**Material for this exercise**.
★ ★ ★

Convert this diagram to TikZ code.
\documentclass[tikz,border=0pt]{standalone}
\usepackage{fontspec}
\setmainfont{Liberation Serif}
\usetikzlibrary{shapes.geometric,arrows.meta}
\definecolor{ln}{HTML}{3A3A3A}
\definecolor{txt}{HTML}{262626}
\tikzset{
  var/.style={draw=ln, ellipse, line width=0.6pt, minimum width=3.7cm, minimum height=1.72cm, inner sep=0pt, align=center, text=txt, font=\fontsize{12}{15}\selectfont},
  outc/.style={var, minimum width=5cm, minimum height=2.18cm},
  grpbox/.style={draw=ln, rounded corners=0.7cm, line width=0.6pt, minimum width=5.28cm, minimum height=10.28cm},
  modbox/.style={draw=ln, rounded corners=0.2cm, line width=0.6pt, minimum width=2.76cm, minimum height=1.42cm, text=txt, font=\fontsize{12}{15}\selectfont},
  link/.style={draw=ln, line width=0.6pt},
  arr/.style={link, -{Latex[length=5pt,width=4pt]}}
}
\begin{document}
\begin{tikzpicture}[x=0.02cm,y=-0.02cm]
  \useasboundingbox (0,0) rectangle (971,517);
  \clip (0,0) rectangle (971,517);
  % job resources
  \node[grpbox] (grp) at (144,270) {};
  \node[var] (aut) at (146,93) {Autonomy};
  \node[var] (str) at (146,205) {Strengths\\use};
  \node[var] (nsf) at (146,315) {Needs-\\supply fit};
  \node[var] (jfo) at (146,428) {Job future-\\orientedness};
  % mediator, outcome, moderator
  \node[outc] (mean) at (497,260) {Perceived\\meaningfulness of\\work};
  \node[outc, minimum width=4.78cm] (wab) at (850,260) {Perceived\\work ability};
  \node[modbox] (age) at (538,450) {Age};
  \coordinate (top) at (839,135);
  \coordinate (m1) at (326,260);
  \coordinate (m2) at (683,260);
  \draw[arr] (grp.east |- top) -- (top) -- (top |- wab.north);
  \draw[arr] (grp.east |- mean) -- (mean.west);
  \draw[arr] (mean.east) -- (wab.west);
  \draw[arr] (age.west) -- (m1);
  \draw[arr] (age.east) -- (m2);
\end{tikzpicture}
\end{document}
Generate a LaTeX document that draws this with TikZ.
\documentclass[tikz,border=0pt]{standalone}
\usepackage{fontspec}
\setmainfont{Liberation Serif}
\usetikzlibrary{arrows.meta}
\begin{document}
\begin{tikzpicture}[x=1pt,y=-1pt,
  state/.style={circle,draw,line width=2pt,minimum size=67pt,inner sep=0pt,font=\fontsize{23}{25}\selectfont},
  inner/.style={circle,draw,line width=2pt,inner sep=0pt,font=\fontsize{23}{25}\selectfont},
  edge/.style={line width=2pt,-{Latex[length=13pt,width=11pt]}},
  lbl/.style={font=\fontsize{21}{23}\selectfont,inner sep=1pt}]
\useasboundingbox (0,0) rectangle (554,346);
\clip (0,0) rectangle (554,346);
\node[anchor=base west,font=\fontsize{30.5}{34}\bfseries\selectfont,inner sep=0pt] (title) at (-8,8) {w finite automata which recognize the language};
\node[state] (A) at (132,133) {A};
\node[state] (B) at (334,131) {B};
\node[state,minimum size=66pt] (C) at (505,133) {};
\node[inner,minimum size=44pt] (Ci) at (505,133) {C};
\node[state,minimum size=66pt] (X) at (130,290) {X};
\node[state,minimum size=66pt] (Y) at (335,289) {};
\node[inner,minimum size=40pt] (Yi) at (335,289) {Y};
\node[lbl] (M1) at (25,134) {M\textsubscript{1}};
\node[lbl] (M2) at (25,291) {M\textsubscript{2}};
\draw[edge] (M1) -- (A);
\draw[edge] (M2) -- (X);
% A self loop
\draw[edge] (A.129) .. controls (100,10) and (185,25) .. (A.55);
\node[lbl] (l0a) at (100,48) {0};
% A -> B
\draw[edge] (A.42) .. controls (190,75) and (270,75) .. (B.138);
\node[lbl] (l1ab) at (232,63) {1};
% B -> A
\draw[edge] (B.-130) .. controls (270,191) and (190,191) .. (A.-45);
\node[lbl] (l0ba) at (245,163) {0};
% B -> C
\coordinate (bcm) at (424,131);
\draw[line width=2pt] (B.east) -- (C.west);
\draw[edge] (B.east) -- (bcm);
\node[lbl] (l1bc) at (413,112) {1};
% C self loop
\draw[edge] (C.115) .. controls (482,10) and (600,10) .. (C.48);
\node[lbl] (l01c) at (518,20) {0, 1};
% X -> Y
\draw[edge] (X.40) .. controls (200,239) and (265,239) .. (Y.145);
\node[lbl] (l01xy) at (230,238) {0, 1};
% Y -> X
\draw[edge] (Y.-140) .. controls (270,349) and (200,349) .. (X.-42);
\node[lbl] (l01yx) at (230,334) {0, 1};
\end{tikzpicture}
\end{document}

★ ★ ★

**Stated problem**. Every entry needs to be retyped exactly.

**Answer to the problem**.
Convert this diagram to TikZ code.
\documentclass[tikz,border=0pt]{standalone}
\usepackage{fontspec}
\setmainfont{Liberation Serif}
\usetikzlibrary{shapes.geometric,arrows.meta}
\definecolor{ln}{HTML}{3A3A3A}
\definecolor{txt}{HTML}{262626}
\tikzset{
  var/.style={draw=ln, ellipse, line width=0.6pt, minimum width=3.7cm, minimum height=1.72cm, inner sep=0pt, align=center, text=txt, font=\fontsize{12}{15}\selectfont},
  outc/.style={var, minimum width=5cm, minimum height=2.18cm},
  grpbox/.style={draw=ln, rounded corners=0.7cm, line width=0.6pt, minimum width=5.28cm, minimum height=10.28cm},
  modbox/.style={draw=ln, rounded corners=0.2cm, line width=0.6pt, minimum width=2.76cm, minimum height=1.42cm, text=txt, font=\fontsize{12}{15}\selectfont},
  link/.style={draw=ln, line width=0.6pt},
  arr/.style={link, -{Latex[length=5pt,width=4pt]}}
}
\begin{document}
\begin{tikzpicture}[x=0.02cm,y=-0.02cm]
  \useasboundingbox (0,0) rectangle (971,517);
  \clip (0,0) rectangle (971,517);
  % job resources
  \node[grpbox] (grp) at (144,270) {};
  \node[var] (aut) at (146,93) {Autonomy};
  \node[var] (str) at (146,205) {Strengths\\use};
  \node[var] (nsf) at (146,315) {Needs-\\supply fit};
  \node[var] (jfo) at (146,428) {Job future-\\orientedness};
  % mediator, outcome, moderator
  \node[outc] (mean) at (497,260) {Perceived\\meaningfulness of\\work};
  \node[outc, minimum width=4.78cm] (wab) at (850,260) {Perceived\\work ability};
  \node[modbox] (age) at (538,450) {Age};
  \coordinate (top) at (839,135);
  \coordinate (m1) at (326,260);
  \coordinate (m2) at (683,260);
  \draw[arr] (grp.east |- top) -- (top) -- (top |- wab.north);
  \draw[arr] (grp.east |- mean) -- (mean.west);
  \draw[arr] (mean.east) -- (wab.west);
  \draw[arr] (age.west) -- (m1);
  \draw[arr] (age.east) -- (m2);
\end{tikzpicture}
\end{document}
Generate a LaTeX document that draws this with TikZ.
\documentclass[tikz,border=0pt]{standalone}
\usepackage{fontspec}
\setmainfont{Liberation Serif}
\usetikzlibrary{arrows.meta}
\begin{document}
\begin{tikzpicture}[x=1pt,y=-1pt,
  state/.style={circle,draw,line width=2pt,minimum size=67pt,inner sep=0pt,font=\fontsize{23}{25}\selectfont},
  inner/.style={circle,draw,line width=2pt,inner sep=0pt,font=\fontsize{23}{25}\selectfont},
  edge/.style={line width=2pt,-{Latex[length=13pt,width=11pt]}},
  lbl/.style={font=\fontsize{21}{23}\selectfont,inner sep=1pt}]
\useasboundingbox (0,0) rectangle (554,346);
\clip (0,0) rectangle (554,346);
\node[anchor=base west,font=\fontsize{30.5}{34}\bfseries\selectfont,inner sep=0pt] (title) at (-8,8) {w finite automata which recognize the language};
\node[state] (A) at (132,133) {A};
\node[state] (B) at (334,131) {B};
\node[state,minimum size=66pt] (C) at (505,133) {};
\node[inner,minimum size=44pt] (Ci) at (505,133) {C};
\node[state,minimum size=66pt] (X) at (130,290) {X};
\node[state,minimum size=66pt] (Y) at (335,289) {};
\node[inner,minimum size=40pt] (Yi) at (335,289) {Y};
\node[lbl] (M1) at (25,134) {M\textsubscript{1}};
\node[lbl] (M2) at (25,291) {M\textsubscript{2}};
\draw[edge] (M1) -- (A);
\draw[edge] (M2) -- (X);
% A self loop
\draw[edge] (A.129) .. controls (100,10) and (185,25) .. (A.55);
\node[lbl] (l0a) at (100,48) {0};
% A -> B
\draw[edge] (A.42) .. controls (190,75) and (270,75) .. (B.138);
\node[lbl] (l1ab) at (232,63) {1};
% B -> A
\draw[edge] (B.-130) .. controls (270,191) and (190,191) .. (A.-45);
\node[lbl] (l0ba) at (245,163) {0};
% B -> C
\coordinate (bcm) at (424,131);
\draw[line width=2pt] (B.east) -- (C.west);
\draw[edge] (B.east) -- (bcm);
\node[lbl] (l1bc) at (413,112) {1};
% C self loop
\draw[edge] (C.115) .. controls (482,10) and (600,10) .. (C.48);
\node[lbl] (l01c) at (518,20) {0, 1};
% X -> Y
\draw[edge] (X.40) .. controls (200,239) and (265,239) .. (Y.145);
\node[lbl] (l01xy) at (230,238) {0, 1};
% Y -> X
\draw[edge] (Y.-140) .. controls (270,349) and (200,349) .. (X.-42);
\node[lbl] (l01yx) at (230,334) {0, 1};
\end{tikzpicture}
\end{document}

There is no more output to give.